Belgio: al voto i monaci della birra «Solo carità, no agli affari»
Monaco Trappista
Più richieste sul mercato, ma il referendum boccia l’aumento di produzione
La produzione in pochi monasteri, la vendita in tutto il mondo. E una regola: i ricavi vanno distribuiti in beneficenza
BRUXELLES — «II legno e la pietra possono insegnarti più cose dei migliori maestri», dice un pensiero attribuito a San Bernardo, e citato frequentemente dai monaci cistercensi, in Belgio. E la birra, allora? La birra disseta, nutre e talvolta riempie il portafogli, ma proprio per questo induce anche in tentazione. Ben l’hanno capito gli stessi monaci, che la producono da un paio di secoli: 120-160 mila ettolitri all’anno in ciascun monastero, limitati secondo una vecchissima regola, sigillati da ricette lasciate in eredità da un abate all’altro; e destinati solo ai propri pasti quotidiani, agli ospiti, o al finanziamento di qualche opere di carità. Ma da qualche anno il mercato chiede di più, molto di più. A Bruxelles, Londra, a Parigi, ovunque. Ed è pronto a pagare anche di più.

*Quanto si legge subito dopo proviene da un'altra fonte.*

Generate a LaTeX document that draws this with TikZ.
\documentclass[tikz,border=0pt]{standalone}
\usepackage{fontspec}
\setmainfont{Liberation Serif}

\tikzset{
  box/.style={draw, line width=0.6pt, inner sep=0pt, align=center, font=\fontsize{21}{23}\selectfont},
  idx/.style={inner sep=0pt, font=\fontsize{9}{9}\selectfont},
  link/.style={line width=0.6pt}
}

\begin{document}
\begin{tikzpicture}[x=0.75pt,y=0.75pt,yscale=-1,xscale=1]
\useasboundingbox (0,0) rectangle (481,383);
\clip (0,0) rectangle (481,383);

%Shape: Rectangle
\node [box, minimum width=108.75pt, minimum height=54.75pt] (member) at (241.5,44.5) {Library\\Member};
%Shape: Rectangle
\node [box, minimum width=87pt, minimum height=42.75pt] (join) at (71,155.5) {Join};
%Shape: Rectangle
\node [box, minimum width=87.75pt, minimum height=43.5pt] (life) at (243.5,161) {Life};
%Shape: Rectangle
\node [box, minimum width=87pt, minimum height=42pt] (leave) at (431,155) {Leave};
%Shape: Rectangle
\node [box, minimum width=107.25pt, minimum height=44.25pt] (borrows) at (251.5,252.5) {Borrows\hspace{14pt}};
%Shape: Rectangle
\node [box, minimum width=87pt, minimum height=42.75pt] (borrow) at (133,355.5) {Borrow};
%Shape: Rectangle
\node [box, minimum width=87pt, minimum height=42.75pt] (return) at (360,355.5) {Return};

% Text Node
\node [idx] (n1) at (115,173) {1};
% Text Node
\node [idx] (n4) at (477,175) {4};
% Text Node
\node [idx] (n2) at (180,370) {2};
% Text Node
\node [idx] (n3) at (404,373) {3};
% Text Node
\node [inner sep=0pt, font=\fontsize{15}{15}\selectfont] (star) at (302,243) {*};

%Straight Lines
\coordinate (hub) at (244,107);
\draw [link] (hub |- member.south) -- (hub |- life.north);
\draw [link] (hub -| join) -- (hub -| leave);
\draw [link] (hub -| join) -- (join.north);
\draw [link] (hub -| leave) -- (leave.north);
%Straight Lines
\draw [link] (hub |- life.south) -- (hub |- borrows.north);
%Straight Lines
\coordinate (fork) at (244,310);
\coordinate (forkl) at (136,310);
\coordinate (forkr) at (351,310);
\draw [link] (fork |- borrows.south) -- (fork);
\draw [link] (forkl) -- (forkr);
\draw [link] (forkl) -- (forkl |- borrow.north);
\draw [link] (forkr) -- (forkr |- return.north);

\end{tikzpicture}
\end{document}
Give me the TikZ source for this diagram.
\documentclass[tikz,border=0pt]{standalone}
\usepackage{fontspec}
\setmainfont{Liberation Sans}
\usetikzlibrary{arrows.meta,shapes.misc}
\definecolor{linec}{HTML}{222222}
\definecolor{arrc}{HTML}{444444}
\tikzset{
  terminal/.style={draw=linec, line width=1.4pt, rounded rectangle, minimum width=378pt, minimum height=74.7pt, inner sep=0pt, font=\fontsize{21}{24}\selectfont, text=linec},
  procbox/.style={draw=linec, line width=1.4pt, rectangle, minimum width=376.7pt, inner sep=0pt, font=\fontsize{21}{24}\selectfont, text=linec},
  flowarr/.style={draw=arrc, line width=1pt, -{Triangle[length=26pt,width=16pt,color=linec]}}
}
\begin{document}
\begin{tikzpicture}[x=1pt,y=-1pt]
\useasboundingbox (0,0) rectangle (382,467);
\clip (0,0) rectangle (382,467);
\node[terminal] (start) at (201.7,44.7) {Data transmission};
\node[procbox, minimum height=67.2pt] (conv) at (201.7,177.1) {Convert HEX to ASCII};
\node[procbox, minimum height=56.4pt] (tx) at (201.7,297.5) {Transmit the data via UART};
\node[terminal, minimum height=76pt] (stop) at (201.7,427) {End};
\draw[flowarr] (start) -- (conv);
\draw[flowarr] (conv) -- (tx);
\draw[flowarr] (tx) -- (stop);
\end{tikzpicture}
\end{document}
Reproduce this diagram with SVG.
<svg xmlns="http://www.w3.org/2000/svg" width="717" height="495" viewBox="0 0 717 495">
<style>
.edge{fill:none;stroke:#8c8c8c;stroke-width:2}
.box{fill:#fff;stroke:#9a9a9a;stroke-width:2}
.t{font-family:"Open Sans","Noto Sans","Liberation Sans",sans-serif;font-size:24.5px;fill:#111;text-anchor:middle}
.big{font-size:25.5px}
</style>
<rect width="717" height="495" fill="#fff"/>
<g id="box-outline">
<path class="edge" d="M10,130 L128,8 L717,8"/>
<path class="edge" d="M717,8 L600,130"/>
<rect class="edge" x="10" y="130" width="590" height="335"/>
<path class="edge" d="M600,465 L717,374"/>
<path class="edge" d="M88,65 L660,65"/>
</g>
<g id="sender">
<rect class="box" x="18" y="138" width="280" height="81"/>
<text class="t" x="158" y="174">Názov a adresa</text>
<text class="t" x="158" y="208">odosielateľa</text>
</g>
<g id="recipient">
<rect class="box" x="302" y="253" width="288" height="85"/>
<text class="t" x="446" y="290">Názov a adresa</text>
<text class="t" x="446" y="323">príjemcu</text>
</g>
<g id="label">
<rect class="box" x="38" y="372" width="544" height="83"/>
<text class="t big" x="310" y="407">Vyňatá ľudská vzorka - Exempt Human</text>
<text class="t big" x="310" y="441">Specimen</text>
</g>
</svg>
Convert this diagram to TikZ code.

Un vero dilemma etico-commerciale per i monaci. E però loro, dopo essersi consultati con una sorta di referendum interno - «Che cosa dobbiamo fare?» - hanno deciso: non aumenteranno la produzione, pazienza per gli incassi mancati; le avventure alla Lehman Brothers non fanno per chi si è imposto come guida di vita il motto «ora et labora». Ma il rischio di deviare dalla strada antica è stato grande. Perché questa roba speciale, una bevanda color d’ambra e profumo di quercia, tosta e piena e sapida, non quella gazzosina gialla che ingurgitano gli immemori americani, sembra far impazzire la vecchia Europa, fortemente consapevole della sua storia. La Westmalle, la Chimay e le altre birre chiamate «trappiste» (le producono sei birrerie monastiche in Belgio, e una in Olanda) sono richieste in Gran Bretagna come nei Paesi baltici, in Scandinavia come in Spagna. E in tutte le varietà: dalla «potio fortis», la bruna «pozione forte», alle altre chiarette che hanno sempre una gradazione alcolica più alta (fino ai 12 gradi) di quelle «normali».
Per essere davvero «trappiste» devono rispondere a 3 requisiti: essere prodotte in un monastero, dai monaci, e servir solo al sostentamento, o alla beneficenza. Sempre stato così, da quando fra Martinus Dorn, il 10 dicembre 1836, brindò con il primo boccale «Doc», debitamente benedetto. E anche prima, quando ancora si brindava con la birra «normale». Il dilemma per i monaci era adesso: abbandonare la regola e produrre per soddisfare la domanda dei consumatori? Un altro motto di queste abbazie dice «Nooit rust», «Mai riposo», dunque non sarebbe stato impossibile. Ma come fare, senza assumere degli operai, allungare gli orari di lavoro? E dove mettere poi i guadagni? Alla fine di quest’estate, il «referendum» e le consultazioni fra le varie abbazie. Hanno parlato anche i tecnici, i direttori dei vari impianti: che sono assai moderni, e governati dal computer anche se ospitati fra mura medievali. La risposta favorita da questa «democrazia in tonaca» è stata quasi unanime: non si cambia, né si assumono «laici», per non costringerli poi a star lontani dalle loro famiglie per fare gli straordinari in convento.
Come ha detto uno dei consultati: tutto deve restare su una «scala umana». Ma c’è stato anche qualche gentile mugugno: «Più guadagniamo e più opere di bene possiamo fare, no?». Niente da fare. La birra, assicurano i manifesti delle varie abbazie, continuerà ad essere prodotta in modo «onesto», e fornita a chiunque la voglia, senza favoritismi o discriminazioni. Del resto, anche oggi, si offrono confezioni in offerta speciale per le cene aziendali: insomma, non è ignoto il laicissimo marketing. Ma la storia, la storia è un’altra cosa: quando in questi conventi giungevano altri monaci, in fuga dalla rivoluzione francese, trovavano sempre un barilotto pieno, lasciato sulla porta per il viandante assetato. E se c’era da cucinare per l’ospite, «nooit rust», riposo mai, tutti in piedi, altro che Lehman Brothers.